Wrapping up a three-month fraud trial before U.S. District Judge David O. Carter in Santa Ana, attorney Richard Scruggs called the case "a shameful exploitation" of people under economic stress.

Scruggs said if Lehman hadn't backed First Alliance, the mortgage company would have shut down in late 1998 amid lawsuits accusing it of abusive lending practices.

Instead, Scruggs alleged in his closing argument, First Alliance continued on in 1999 and early 2000, with squads of former used-car salesmen using scripts of detailed deception to cheat 4,700 additional borrowers. The victims, he said, "were expecting a helping hand" but instead "were walking into a trap baited by money from Wall Street."

Lehman has contested the allegations that it aided and abetted First Alliance's fraud.

Executives from the Wall Street firm testified during the trial that they scoured First Alliance's loan files for improper practices, disclosed the lawsuits to buyers of the mortgage securities and believed that origination fees of 14% and higher could be justified because First Alliance's customers were so-called sub-prime borrowers with blemished credit records.

The jury has heard testimony about how investment banks set up credit lines to fund First Alliance's loans and then sold them as mortgage-backed securities.

Prudential Financial Inc. and Wachovia Corp.'s First Union unit, previously dismissed as defendants, abandoned that business to Lehman because litigation by several state attorneys general, AARP and other plaintiffs had become "radioactive," said Scruggs, a Mississippi lawyer known for helping states win billion-dollar settlements from tobacco companies.

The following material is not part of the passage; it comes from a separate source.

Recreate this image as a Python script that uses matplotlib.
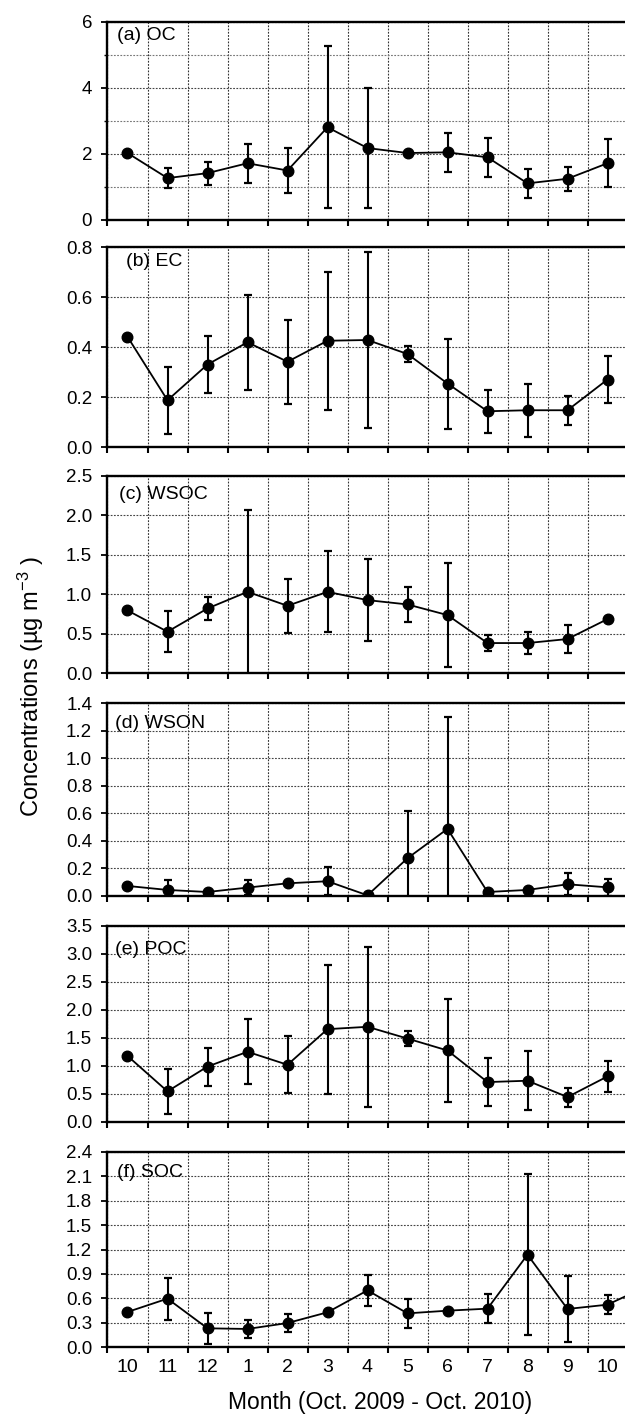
import matplotlib.pyplot as plt
from matplotlib.ticker import MultipleLocator

plt.rcParams['font.family'] = ['Liberation Sans', 'DejaVu Sans']
plt.rcParams['mathtext.fontset'] = 'custom'
plt.rcParams['mathtext.rm'] = 'Liberation Sans'
plt.rcParams['mathtext.it'] = 'Liberation Sans:italic'

months = ['10', '11', '12', '1', '2', '3', '4', '5', '6', '7', '8', '9', '10']

oc_mean = [2.03, 1.27, 1.42, 1.72, 1.50, 2.81, 2.18, 2.03, 2.05, 1.90, 1.11, 1.25, 1.72]
oc_sd = [0, 0.30, 0.35, 0.59, 0.67, 2.45, 1.81, 0, 0.59, 0.59, 0.43, 0.37, 0.72]

ec_mean = [0.441, 0.187, 0.330, 0.419, 0.341, 0.425, 0.428, 0.372, 0.254, 0.143, 0.147, 0.147, 0.270]
ec_sd = [0, 0.134, 0.114, 0.190, 0.167, 0.275, 0.353, 0.033, 0.180, 0.085, 0.105, 0.058, 0.095]

wsoc_mean = [0.794, 0.524, 0.819, 1.03, 0.853, 1.03, 0.925, 0.87, 0.735, 0.38, 0.38, 0.431, 0.684]
wsoc_sd = [0, 0.26, 0.145, 1.04, 0.345, 0.513, 0.52, 0.22, 0.655, 0.105, 0.14, 0.18, 0]

wson_mean = [0.073, 0.044, 0.029, 0.061, 0.092, 0.107, 0.005, 0.274, 0.487, 0.029, 0.044, 0.085, 0.063]
wson_sd = [0, 0.072, 0.008, 0.057, 0.015, 0.103, 0, 0.346, 0.809, 0, 0.010, 0.080, 0.063]

poc_mean = [1.18, 0.547, 0.99, 1.254, 1.022, 1.658, 1.70, 1.49, 1.277, 0.713, 0.737, 0.446, 0.814]
poc_sd = [0, 0.40, 0.34, 0.58, 0.51, 1.15, 1.43, 0.13, 0.915, 0.43, 0.53, 0.17, 0.28]

# SOC has one more month that runs off the right edge
soc_mean = [0.431, 0.595, 0.23, 0.222, 0.295, 0.427, 0.697, 0.414, 0.447, 0.472, 1.136, 0.468, 0.521, 0.75]
soc_sd = [0, 0.257, 0.193, 0.11, 0.113, 0, 0.19, 0.175, 0.02, 0.18, 0.99, 0.41, 0.113, 0]

panels = [
    ('(a) OC', oc_mean, oc_sd, 6, 2),
    ('(b) EC', ec_mean, ec_sd, 0.8, 0.2),
    ('(c) WSOC', wsoc_mean, wsoc_sd, 2.5, 0.5),
    ('(d) WSON', wson_mean, wson_sd, 1.4, 0.2),
    ('(e) POC', poc_mean, poc_sd, 3.5, 0.5),
    ('(f) SOC', soc_mean, soc_sd, 2.4, 0.3),
]

# panel top/bottom in pixels, label offsets
W, H = 625, 1417
tops = [22, 247, 476, 703, 926, 1152]
bottoms = [220, 447, 673, 896, 1122, 1347]
lab_x = [0.019, 0.035, 0.023, 0.015, 0.015, 0.019]
lab_y = [0.066, 0.075, 0.096, 0.104, 0.122, 0.103]

grid_ls = (0, (1.6, 1.3))

fig = plt.figure(figsize=(W / 100, H / 100), dpi=100)
left = 107.5 / W
width = 520 / W

for i, (name, mean_, sd_, ymax, step) in enumerate(panels):
    ax = fig.add_axes([left, 1 - bottoms[i] / H, width, (bottoms[i] - tops[i]) / H])
    x = list(range(len(mean_)))
    ax.errorbar(x, mean_, yerr=sd_, color='black', lw=1.3, marker='o', ms=7.6,
                capsize=3.2, capthick=1.6, elinewidth=1.5, zorder=3)
    ax.set_xlim(-0.5, 12.5)
    ax.set_ylim(0, ymax)

    ax.xaxis.set_major_locator(MultipleLocator(1, offset=0.5))
    ax.set_xticks(range(len(months)), minor=True)
    ax.xaxis.set_major_formatter(plt.NullFormatter())
    ax.yaxis.set_major_locator(MultipleLocator(step))
    if name == '(a) OC':
        ax.yaxis.set_minor_locator(MultipleLocator(1))
        ax.grid(True, which='minor', axis='y', color='#777777', lw=0.8, ls=grid_ls)
    ax.tick_params(axis='x', which='major', direction='out', length=4, width=1.5)
    ax.tick_params(axis='y', which='major', direction='out', length=4, width=1.3,
                   labelsize=13.5, pad=7)
    ax.tick_params(axis='y', which='minor', direction='out', length=2.5, width=1.0)
    if i == len(panels) - 1:
        ax.set_xticklabels(months, minor=True)
        ax.tick_params(axis='x', which='minor', length=0, labelsize=14, pad=9)
    else:
        ax.tick_params(axis='x', which='minor', length=0, labelbottom=False)

    if name == '(a) OC':
        ax.yaxis.set_major_formatter(plt.FormatStrFormatter('%d'))
    else:
        ax.yaxis.set_major_formatter(plt.FormatStrFormatter('%.1f'))

    ax.grid(True, which='major', axis='x', color='#333333', lw=0.8, ls=grid_ls)
    ax.grid(True, which='major', axis='y', color='#444444', lw=0.8, ls=grid_ls)
    ax.set_axisbelow(True)
    for s in ax.spines.values():
        s.set_linewidth(1.7)

    ax.text(lab_x[i], 1 - lab_y[i], name, transform=ax.transAxes,
            fontsize=14, va='center', ha='left')

fig.text(31 / W, 1 - 686 / H, 'Concentrations (µg m$^{-3}$ )', rotation=90,
         ha='center', va='center', fontsize=17)
fig.text(380 / W, 1 - 1403 / H, 'Month (Oct. 2009 - Oct. 2010)',
         ha='center', va='center', fontsize=16.5)

fig.savefig('out.png', dpi=100)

The trial is believed to be the first for a securities firm on allegations of helping a lender defraud borrowers. It is being watched closely by the firms that carve up sub-prime loans into securities, a multibillion-dollar industry that Scruggs said Lehman wanted to dominate. He predicted outside court that a verdict in the plaintiffs' favor would be "the first time anyone has tagged a Wall Street firm for subsidizing a rogue of this kind."

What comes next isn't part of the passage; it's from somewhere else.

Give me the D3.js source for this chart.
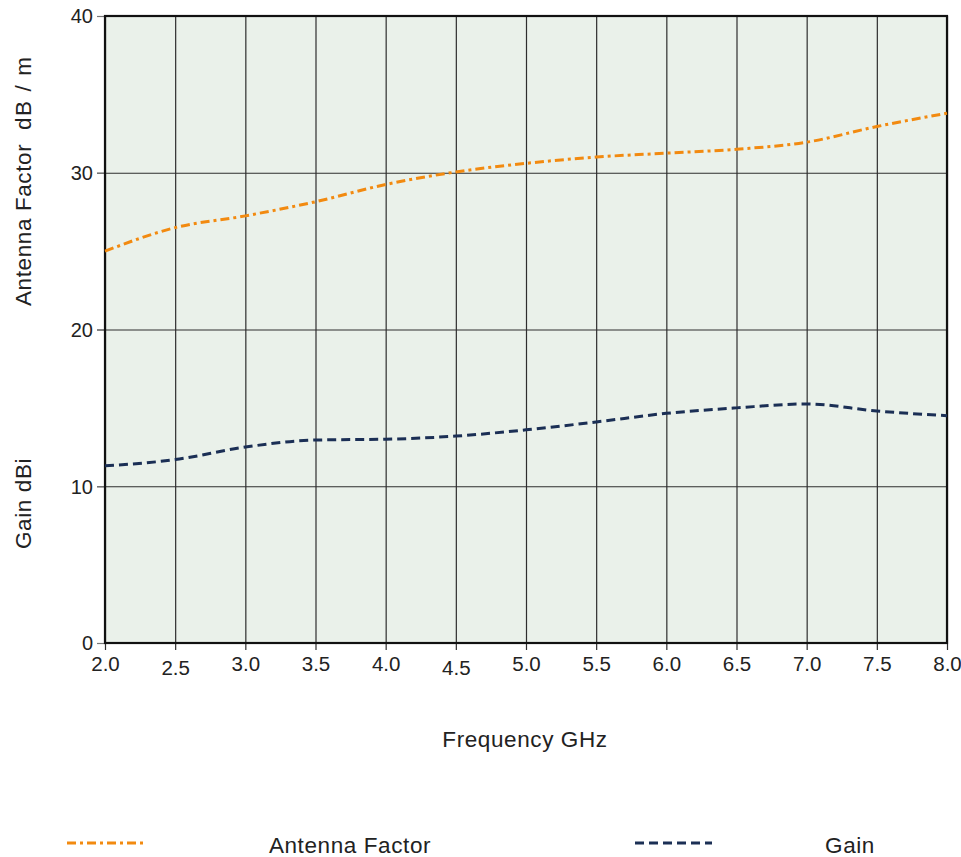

Sheila Canavan, another plaintiffs' lawyer, added: "This is just the beginning of our focus on this."

During the final arguments, plaintiffs' attorney Don Barrett summarized the evidence against Lehman, including testimony from an elderly woman who said she'd walked away happy with what she believed was a $52,000 loan from First Alliance -- only to learn later it was really for $72,000.

Another woman, who wanted to refinance a $14,000 credit card debt, wound up wrapping it and two mortgages into a new loan for which First Alliance charged $18,000 in fees, Barrett said.

The plaintiffs initially hoped to win hundreds of millions of dollars but scaled back their damage claims to $87 million.

Carter told the seven-woman, three-man jury to award damages only if they believe Lehman "substantially assisted" First Alliance in perpetrating a fraud. If damages are awarded, jurors must divide the blame among Lehman; First Alliance and its former executives; and MBIA Insurance Corp., which insured the company. A previous $75-million settlement by First Alliance and its founder, Brian Chisick, would partially offset any damages.

Lead defense attorney Helen Duncan was scheduled to give her closing argument today. She told the jury previously that First Alliance had cleaned up its practices by the time Lehman became its main banker, and that the company helped thousands of borrowers who otherwise would have lost their homes or failed to qualify for loans.

But Scruggs cited internal memos from a Lehman executive who investigated First Alliance and wrote in 1995 that the company required employees "to leave your ethics at the door." In a 1999 memo, the executive said First Alliance was still violating the spirit of the federal Truth in Lending Act.

Lehman "lost their moral compass," Scruggs said.

"You're the moral compass," he told the jury, "not only for these guys [at Lehman] to follow in the future, but for all the industry to follow in the future."